Jim and I returned to Eastport for the sixth time since 2013. Along the way, others in the media came with us: Marketplace’s Kai Ryssdal, recording for his series on Our Towns, and Jeanne Jordan and Steve Ascher, the filmmakers of the HBO Our Towns documentary, who captured the stunning beauty of the Bay of Fundy and the tough and gritty comportment of the residents. Eastport has a long list of big fans, including all of us.
This time, we came to the Eastport Arts Center to talk with David Dahl, editor of the non-profit news organization, the Maine Monitor, about some of the changes we had seen in small towns over the last decade. What were some secrets of their successes or declines? How had the pandemic shaken up small towns? Why has public perception changed from the previous ho-hum attitude to rural and small town America shifted, to the now-conventional wisdom that they are important and interesting?
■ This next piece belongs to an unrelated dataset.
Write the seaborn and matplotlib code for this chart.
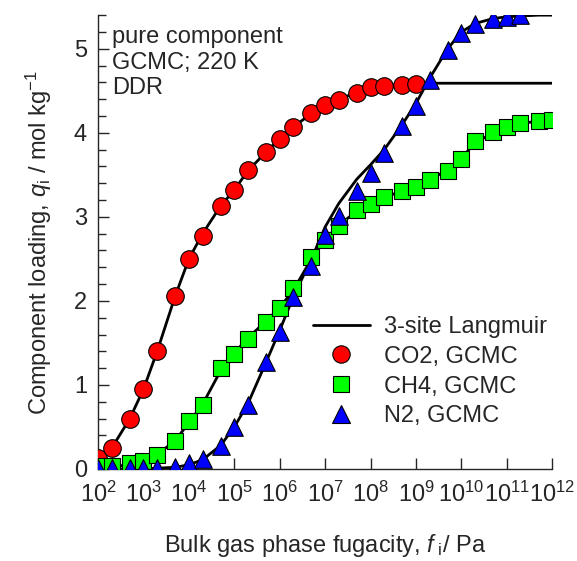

We also talked about the crisis of local journalism, and some of the creative answers to that crisis, like the Maine Monitor’s model of a citizen-supported, in-depth, non-partisan reporting. And Eastport’s robust Quoddy Tides, now run by the second generation of the French family, which has not only survived but thrived for nearly 55 years, and prints a hefty paper about local and regional issues every other week. We have a subscription to the paper, which we fight over as soon as it arrives in the mail to DC.
We talked for an hour, and could have stayed for several more. A good 10 % of Eastport’s population showed up with questions.